I’ve seen this from both sides. I’ve worked with businesses where the product was genuinely excellent and the experience matched it, and those businesses were relatively easy to grow because the fundamentals were doing the work. I’ve also worked with businesses where the marketing was sophisticated and the product was ordinary, and those businesses required constant spend just to maintain their position. The economics are completely different.

The quotes in this article are worth keeping not as inspiration but as a check. When you’re planning a campaign, building a go-to-market strategy, or reviewing your growth levers, the question these quotes collectively ask is: are you building something worth coming back to? If the answer is genuinely yes, marketing is an accelerant. If the answer is uncertain, marketing is a sticking plaster.

That framing sits at the centre of most of the strategic thinking covered in the Go-To-Market and Growth Strategy hub, where the relationship between customer experience, positioning, and commercial growth is explored across a range of contexts and industries.

About the Author

Keith Lacy is a marketing strategist and former agency CEO with 20+ years of experience across agency leadership, performance marketing, and commercial strategy. He writes The Marketing Juice to cut through the noise and share what works.

Frequently Asked Questions

What is the most commercially useful customer service quote for marketers?
Philip Kotler’s observation that the best advertising is done by satisfied customers is arguably the most commercially relevant for marketers. It connects customer experience directly to acquisition economics. Every satisfied customer is a potential referral source. Every dissatisfied customer is an acquisition cost. Understanding that relationship changes how you allocate budget between experience improvement and paid acquisition.
How does customer service relate to growth strategy?
Customer service affects retention, referral rates, lifetime value, and price premium, all of which are core growth levers.
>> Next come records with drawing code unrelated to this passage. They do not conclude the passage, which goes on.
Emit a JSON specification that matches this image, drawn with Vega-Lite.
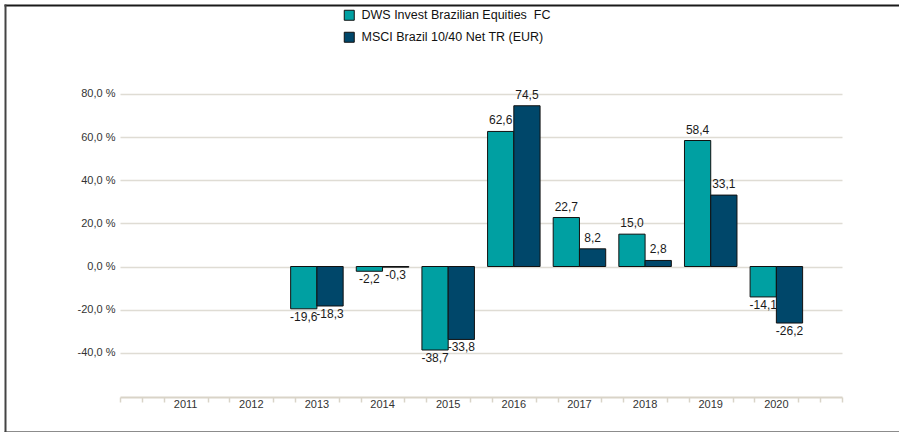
{
  "$schema": "https://vega.github.io/schema/vega-lite/v6.json",
  "width": 894,
  "height": 427,
  "autosize": {"type": "none"},
  "padding": {"left": 5, "top": 5, "right": 0, "bottom": 0},
  "config": {
    "locale": {"number": {"decimal": ",", "thousands": ".", "grouping": [3], "currency": ["", " €"], "minus": "-"}},
    "font": "Liberation Sans",
    "view": {"stroke": null}
  },
  "datasets": {
    "returns": [
      {"year": "2013", "series": "DWS Invest Brazilian Equities\u00a0 FC", "value": -19.6},
      {"year": "2013", "series": "MSCI Brazil 10/40 Net TR (EUR)", "value": -18.3},
      {"year": "2014", "series": "DWS Invest Brazilian Equities\u00a0 FC", "value": -2.2},
      {"year": "2014", "series": "MSCI Brazil 10/40 Net TR (EUR)", "value": -0.3},
      {"year": "2015", "series": "DWS Invest Brazilian Equities\u00a0 FC", "value": -38.7},
      {"year": "2015", "series": "MSCI Brazil 10/40 Net TR (EUR)", "value": -33.8},
      {"year": "2016", "series": "DWS Invest Brazilian Equities\u00a0 FC", "value": 62.6},
      {"year": "2016", "series": "MSCI Brazil 10/40 Net TR (EUR)", "value": 74.5},
      {"year": "2017", "series": "DWS Invest Brazilian Equities\u00a0 FC", "value": 22.7},
      {"year": "2017", "series": "MSCI Brazil 10/40 Net TR (EUR)", "value": 8.2},
      {"year": "2018", "series": "DWS Invest Brazilian Equities\u00a0 FC", "value": 15.0},
      {"year": "2018", "series": "MSCI Brazil 10/40 Net TR (EUR)", "value": 2.8},
      {"year": "2019", "series": "DWS Invest Brazilian Equities\u00a0 FC", "value": 58.4},
      {"year": "2019", "series": "MSCI Brazil 10/40 Net TR (EUR)", "value": 33.1},
      {"year": "2020", "series": "DWS Invest Brazilian Equities\u00a0 FC", "value": -14.1},
      {"year": "2020", "series": "MSCI Brazil 10/40 Net TR (EUR)", "value": -26.2}
    ],
    "axisline": [{"start": 0}]
  },
  "layer": [
    {
      "data": {"name": "returns"},
      "encoding": {
        "x": {
          "field": "year",
          "type": "nominal",
          "scale": {"domain": ["2011", "2012", "2013", "2014", "2015", "2016", "2017", "2018", "2019", "2020"], "range": [115, 837], "paddingInner": 0, "paddingOuter": 0.5},
          "axis": {"orient": "bottom", "offset": -35, "domain": false, "ticks": false, "labelPadding": 1, "labelFontSize": 11, "labelColor": "#333333", "labelAngle": 0, "title": null, "grid": false}
        },
        "xOffset": {
          "field": "series",
          "type": "nominal",
          "scale": {"domain": ["DWS Invest Brazilian Equities\u00a0 FC", "MSCI Brazil 10/40 Net TR (EUR)"], "paddingInner": 0, "paddingOuter": 0.25}
        },
        "y": {
          "field": "value",
          "type": "quantitative",
          "scale": {"domain": [-76.7, 121.2], "nice": false, "zero": false},
          "axis": {"orient": "left", "offset": -110, "domain": false, "ticks": false, "tickSize": 0, "labelPadding": 0, "values": [-40, -20, 0, 20, 40, 60, 80], "grid": true, "gridColor": "#dfdcd4", "gridWidth": 1.5, "format": ".1f", "labelExpr": "datum.label + ' %'", "labelFontSize": 11, "labelColor": "#333333", "title": null}
        }
      },
      "layer": [
        {
          "mark": {"type": "bar", "stroke": "#111111", "strokeWidth": 1},
          "encoding": {
            "color": {
              "field": "series",
              "type": "nominal",
              "scale": {"domain": ["DWS Invest Brazilian Equities\u00a0 FC", "MSCI Brazil 10/40 Net TR (EUR)"], "range": ["#00a0a2", "#00476a"]},
              "legend": {"orient": "none", "legendX": 338, "legendY": 4, "direction": "vertical", "title": null, "symbolType": "square", "symbolSize": 100, "symbolStrokeColor": "#111111", "symbolStrokeWidth": 1, "labelFontSize": 12.5, "labelColor": "#111111", "labelLimit": 0, "rowPadding": 7, "labelOffset": 6, "padding": 0}
            }
          }
        },
        {
          "transform": [{"filter": "datum.value >= 0"}],
          "mark": {"type": "text", "baseline": "bottom", "dy": -4, "fontSize": 12, "color": "#1a1a1a"},
          "encoding": {"text": {"field": "value", "type": "quantitative", "format": ".1f"}}
        },
        {
          "transform": [{"filter": "datum.value < 0"}],
          "mark": {"type": "text", "baseline": "top", "dy": 3, "fontSize": 12, "color": "#1a1a1a"},
          "encoding": {"text": {"field": "value", "type": "quantitative", "format": ".1f"}}
        }
      ]
    },
    {
      "data": {"name": "axisline"},
      "mark": {"type": "rule", "opacity": 0},
      "encoding": {
        "x": {
          "field": "start",
          "type": "quantitative",
          "scale": {"domain": [0, 33], "range": [115, 837], "nice": false, "zero": false},
          "axis": {"orient": "bottom", "offset": -35, "values": [0, 1, 2, 4, 5, 7, 8, 10, 11, 13, 14, 16, 17, 19, 20, 22, 23, 25, 26, 28, 29, 31, 32, 33], "labels": false, "grid": false, "domain": true, "domainColor": "#d9d4c8", "domainWidth": 2, "ticks": true, "tickColor": "#d9d4c8", "tickSize": 5, "tickWidth": 1.5, "title": null}
        }
      }
    },
    {
      "data": {"name": "axisline"},
      "mark": {"type": "rule", "opacity": 0},
      "encoding": {
        "x": {
          "field": "start",
          "type": "quantitative",
          "scale": {"domain": [0, 1], "nice": false, "zero": false},
          "axis": {"orient": "top", "labels": false, "ticks": false, "grid": false, "domain": true, "domainColor": "#1a1a1a", "domainWidth": 2, "domainCap": "square", "title": null}
        }
      }
    },
    {
      "data": {"name": "axisline"},
      "mark": {"type": "rule", "opacity": 0},
      "encoding": {
        "x": {
          "field": "start",
          "type": "quantitative",
          "scale": {"domain": [0, 1], "nice": false, "zero": false},
          "axis": {"orient": "bottom", "labels": false, "ticks": false, "grid": false, "domain": true, "domainColor": "#1a1a1a", "domainWidth": 2, "domainCap": "square", "title": null}
        },
        "y": {
          "field": "start",
          "type": "quantitative",
          "scale": {"domain": [0, 1], "nice": false, "zero": false},
          "axis": {"orient": "left", "labels": false, "ticks": false, "grid": false, "domain": true, "domainColor": "#444444", "domainWidth": 2, "domainCap": "square", "title": null}
        }
      }
    }
  ],
  "resolve": {"scale": {"x": "independent", "y": "independent"}, "axis": {"x": "independent", "y": "independent"}}
}
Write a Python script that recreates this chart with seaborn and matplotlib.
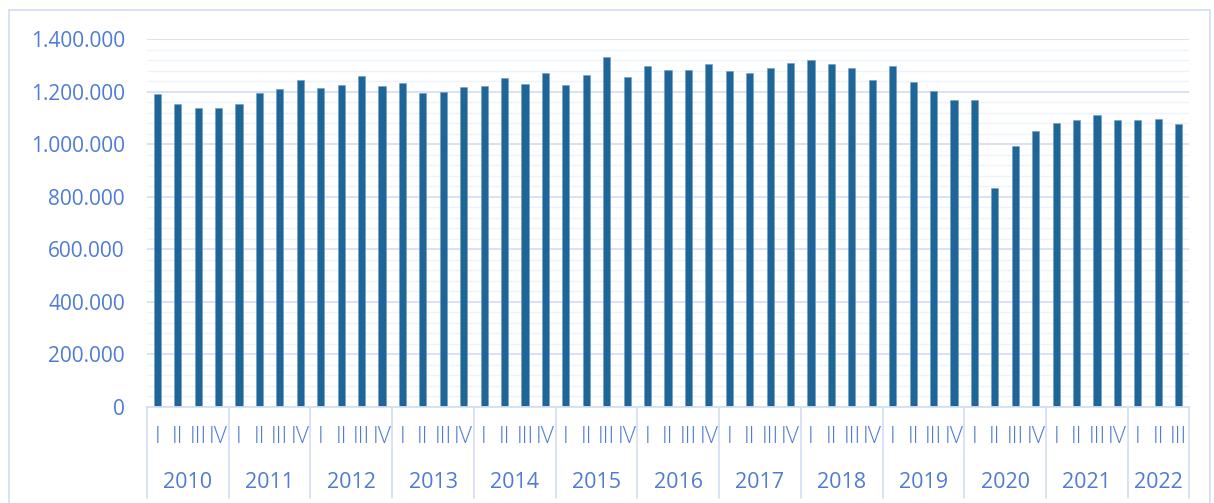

Companies that treat customer experience as a growth investment rather than a support cost tend to have more efficient growth economics. They spend less on acquisition because their existing customers stay longer and refer more. That compounds over time into a significant structural advantage.
Why do companies fail at customer service despite knowing these principles?
The gap between knowing and doing in customer service is almost always an organisational design problem, not a knowledge problem. Customer-facing functions are often under-resourced and under-empowered. Feedback from customers doesn’t reach the people who can act on it. Incentive structures reward resolution speed over experience quality. Fixing customer service requires structural changes, not just training programmes or values statements.
What is the service recovery paradox and why does it matter?
The service recovery paradox is the observation that customers who have a problem resolved well can end up more loyal than customers who never experienced a problem. The mechanism is trust: a company that demonstrates it will make things right when they go wrong gives customers a reason to believe in the reliability of the relationship. This means investing in complaint resolution and recovery processes has a direct loyalty return, not just a damage-control function.
Can marketing compensate for poor customer service?
Marketing can compensate for poor customer service in the short term by maintaining acquisition rates, but it cannot compensate in the long term. Poor customer experience increases churn, reduces referrals, and erodes brand trust. Over time, the cost of replacing churned customers rises and the efficiency of acquisition spend falls. The businesses that rely most heavily on marketing to drive growth are often the ones with the most fundamental customer experience problems. Fixing the experience is almost always more economically efficient than increasing the marketing budget.